- DePhillips with the Cincinnati Reds in 1943
- Catcher
- Born: September 20, 1912 New York City, US
- Died: May 5, 1994 (aged 81) Port Jefferson, New York, US
- Batted: RightThrew: Right

MLB debut
- April 25, 1943, for the Cincinnati Reds

Last MLB appearance
- September 12, 1943, for the Cincinnati Reds

MLB statistics
- Batting average: .100
- Home runs: 0
- Runs batted in: 2
- Stats at Baseball Reference

Teams
- Cincinnati Reds (1943);

= Tony DePhillips =

American baseball player (1912–1994)

Anthony Andrew DePhillips (September 20, 1912 – May 5, 1994) was an American Major League Baseball (MLB) catcher with the Cincinnati Reds. He played in 35 games, all during the 1943 season.

==Biography==
DePhillips was born in New York, New York, and attended Fordham University. For his career, he compiled a .100 batting average in 20 at-bats, with two runs batted in.

DePhillips was a standout basketball and baseball player at Newtown High School and at Fordham University. He played minor league baseball for the New York Yankees and played in the Major Leagues. In 1942, DePhillips voluntarily retired in order to spend more time with his wife and baby, Tony, Jr. He accepted a job in October of that year coaching college basketball at the Pratt Institute in addition to his job coaching high school basketball at St. Simon Stock High School in the Bronx.

After retiring in 1942, he played for an amateur team in New York called the Bushwicks. In March 1943, he signed with the Cincinnati Reds. With the Reds, he had a reputation as a defensively gifted but offensively challenged catcher. As a result, he found his playing time limited and was frequently pinch hit for.

On November 11, 1949, DePhillips opened a sporting goods store on Francis Lewis Boulevard in Bayside. The grand opening was attended by sports greats of the times which included Phil Rizzuto of the Yankees, Gene Hermanski of the Dodgers, and Jake LaMotta, the middleweight boxing champ.

In the spring of 1950, Tony started a youth baseball league in the neighborhood with 150 kids. By 1954, 600 youngsters were participating and by 1958 Tony's youth club had 1,200 members. Initially a baseball club, other sports were added that included basketball, football, bowling, handball, roller hockey and archery. The initial ages of the participants were 10–14 with 15–16-year-old division being added in 1952 and a 9-year-old group in 1953. Varsity baseball and basketball travel teams were also added, and players from those teams went on to participate in high school and college teams and receive major league tryouts.
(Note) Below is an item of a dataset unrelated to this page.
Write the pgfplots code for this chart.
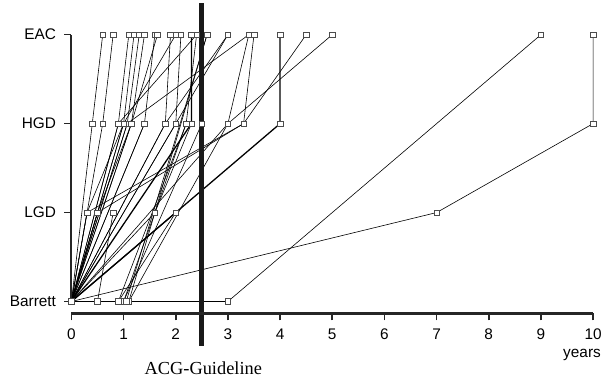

In the late 1950s and early 1960s, DePhillips served as the physical education teacher at the Henley School in Jamaica Estates, Queens.

Tony also officiated college and NBA basketball games and was a scout for the Philadelphia A's and the New York Yankees.

In 1978, he was inducted into the Fordham University Hall of Fame. He died on May 5, 1994, in Port Jefferson, New York, at the age of 81.